:: WORK REQUIRED ::
Provide an exact copy of the lines from the beginning of the records through the line that includes "ax = fig.add_axes([85", and of no others.

:: INFORMATION PROVIDED ::
□ □ □ □ □

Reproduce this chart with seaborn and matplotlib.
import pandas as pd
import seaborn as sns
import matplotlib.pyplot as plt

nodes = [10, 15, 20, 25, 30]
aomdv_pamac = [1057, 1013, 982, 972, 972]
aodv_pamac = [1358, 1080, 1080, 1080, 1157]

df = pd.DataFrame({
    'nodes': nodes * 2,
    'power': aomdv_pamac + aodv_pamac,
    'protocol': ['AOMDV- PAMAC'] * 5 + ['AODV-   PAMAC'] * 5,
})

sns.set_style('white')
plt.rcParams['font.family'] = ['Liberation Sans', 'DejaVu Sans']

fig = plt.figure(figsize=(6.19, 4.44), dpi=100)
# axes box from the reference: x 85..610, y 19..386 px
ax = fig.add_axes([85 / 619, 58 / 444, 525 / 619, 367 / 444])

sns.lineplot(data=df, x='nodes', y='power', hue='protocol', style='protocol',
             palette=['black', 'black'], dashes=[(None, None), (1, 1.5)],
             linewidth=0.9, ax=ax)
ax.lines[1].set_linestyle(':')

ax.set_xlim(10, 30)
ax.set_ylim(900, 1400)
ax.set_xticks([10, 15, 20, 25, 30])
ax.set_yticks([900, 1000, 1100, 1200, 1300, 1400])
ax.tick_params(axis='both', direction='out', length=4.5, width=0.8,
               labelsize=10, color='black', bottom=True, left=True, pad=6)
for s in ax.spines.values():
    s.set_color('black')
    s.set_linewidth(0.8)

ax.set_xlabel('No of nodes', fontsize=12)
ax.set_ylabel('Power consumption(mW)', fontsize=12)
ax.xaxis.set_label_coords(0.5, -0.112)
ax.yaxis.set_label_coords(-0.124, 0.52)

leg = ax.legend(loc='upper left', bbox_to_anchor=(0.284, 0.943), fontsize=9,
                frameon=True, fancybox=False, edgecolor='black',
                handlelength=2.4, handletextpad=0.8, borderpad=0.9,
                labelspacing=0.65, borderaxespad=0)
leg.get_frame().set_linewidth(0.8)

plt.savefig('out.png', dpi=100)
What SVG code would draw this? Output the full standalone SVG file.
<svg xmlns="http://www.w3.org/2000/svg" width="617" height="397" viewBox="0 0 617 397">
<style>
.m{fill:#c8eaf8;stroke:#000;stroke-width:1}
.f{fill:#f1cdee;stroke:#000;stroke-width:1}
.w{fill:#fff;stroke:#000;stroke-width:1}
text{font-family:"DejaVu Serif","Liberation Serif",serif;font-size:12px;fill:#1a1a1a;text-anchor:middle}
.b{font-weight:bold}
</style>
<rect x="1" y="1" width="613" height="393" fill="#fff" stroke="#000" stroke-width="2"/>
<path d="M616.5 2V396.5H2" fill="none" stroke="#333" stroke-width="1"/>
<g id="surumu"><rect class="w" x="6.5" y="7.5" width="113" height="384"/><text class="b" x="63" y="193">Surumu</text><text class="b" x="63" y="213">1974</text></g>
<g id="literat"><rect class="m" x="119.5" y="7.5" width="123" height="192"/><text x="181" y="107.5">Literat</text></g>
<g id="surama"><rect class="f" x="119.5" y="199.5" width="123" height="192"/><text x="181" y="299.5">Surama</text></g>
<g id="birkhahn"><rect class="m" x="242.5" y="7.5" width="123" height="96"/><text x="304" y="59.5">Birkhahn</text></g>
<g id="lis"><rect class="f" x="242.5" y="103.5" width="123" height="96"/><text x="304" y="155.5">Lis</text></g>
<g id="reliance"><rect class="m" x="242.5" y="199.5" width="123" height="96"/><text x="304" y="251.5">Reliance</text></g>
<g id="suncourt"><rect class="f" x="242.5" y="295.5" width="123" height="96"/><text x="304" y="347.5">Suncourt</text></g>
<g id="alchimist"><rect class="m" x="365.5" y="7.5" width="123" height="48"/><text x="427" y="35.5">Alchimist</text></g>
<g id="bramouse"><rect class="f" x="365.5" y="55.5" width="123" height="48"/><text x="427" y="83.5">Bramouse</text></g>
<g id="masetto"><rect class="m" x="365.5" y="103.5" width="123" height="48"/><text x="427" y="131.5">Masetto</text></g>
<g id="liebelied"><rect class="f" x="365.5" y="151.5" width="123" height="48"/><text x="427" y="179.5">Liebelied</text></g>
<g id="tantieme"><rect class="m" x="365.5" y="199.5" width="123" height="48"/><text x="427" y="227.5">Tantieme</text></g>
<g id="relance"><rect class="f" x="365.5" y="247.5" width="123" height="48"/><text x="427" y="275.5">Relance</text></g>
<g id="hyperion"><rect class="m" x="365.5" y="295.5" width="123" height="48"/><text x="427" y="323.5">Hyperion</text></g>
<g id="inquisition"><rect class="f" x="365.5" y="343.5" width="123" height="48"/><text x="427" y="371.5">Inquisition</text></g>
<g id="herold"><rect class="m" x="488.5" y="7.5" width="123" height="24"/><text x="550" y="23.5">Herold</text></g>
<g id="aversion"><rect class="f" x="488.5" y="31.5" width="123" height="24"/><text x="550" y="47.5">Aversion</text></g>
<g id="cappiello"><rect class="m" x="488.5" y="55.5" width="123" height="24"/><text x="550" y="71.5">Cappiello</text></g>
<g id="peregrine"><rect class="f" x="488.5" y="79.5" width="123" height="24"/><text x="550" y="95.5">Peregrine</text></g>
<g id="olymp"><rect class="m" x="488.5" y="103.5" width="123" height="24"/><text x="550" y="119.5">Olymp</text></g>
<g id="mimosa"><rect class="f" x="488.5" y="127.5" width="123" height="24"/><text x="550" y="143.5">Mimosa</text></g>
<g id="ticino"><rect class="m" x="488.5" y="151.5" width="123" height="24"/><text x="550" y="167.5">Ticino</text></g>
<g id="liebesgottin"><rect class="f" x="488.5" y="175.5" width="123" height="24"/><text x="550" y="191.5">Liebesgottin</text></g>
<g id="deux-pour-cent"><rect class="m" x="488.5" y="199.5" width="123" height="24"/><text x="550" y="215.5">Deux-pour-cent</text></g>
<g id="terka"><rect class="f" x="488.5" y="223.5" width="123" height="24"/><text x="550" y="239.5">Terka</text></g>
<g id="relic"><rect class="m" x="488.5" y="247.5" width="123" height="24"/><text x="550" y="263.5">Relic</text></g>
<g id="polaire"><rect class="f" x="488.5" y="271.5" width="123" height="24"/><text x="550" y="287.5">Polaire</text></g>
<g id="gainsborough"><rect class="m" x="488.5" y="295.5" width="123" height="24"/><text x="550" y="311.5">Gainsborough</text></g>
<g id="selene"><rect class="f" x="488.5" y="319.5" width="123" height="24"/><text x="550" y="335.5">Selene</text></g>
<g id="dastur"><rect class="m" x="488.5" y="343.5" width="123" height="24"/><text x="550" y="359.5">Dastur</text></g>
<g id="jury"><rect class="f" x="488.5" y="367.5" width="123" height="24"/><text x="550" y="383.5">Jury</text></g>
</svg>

□ □ □ □ □

:: EXERCISE RESULT ::
Reproduce this chart with seaborn and matplotlib.
import pandas as pd
import seaborn as sns
import matplotlib.pyplot as plt

nodes = [10, 15, 20, 25, 30]
aomdv_pamac = [1057, 1013, 982, 972, 972]
aodv_pamac = [1358, 1080, 1080, 1080, 1157]

df = pd.DataFrame({
    'nodes': nodes * 2,
    'power': aomdv_pamac + aodv_pamac,
    'protocol': ['AOMDV- PAMAC'] * 5 + ['AODV-   PAMAC'] * 5,
})

sns.set_style('white')
plt.rcParams['font.family'] = ['Liberation Sans', 'DejaVu Sans']

fig = plt.figure(figsize=(6.19, 4.44), dpi=100)
# axes box from the reference: x 85..610, y 19..386 px
ax = fig.add_axes([85 / 619, 58 / 444, 525 / 619, 367 / 444])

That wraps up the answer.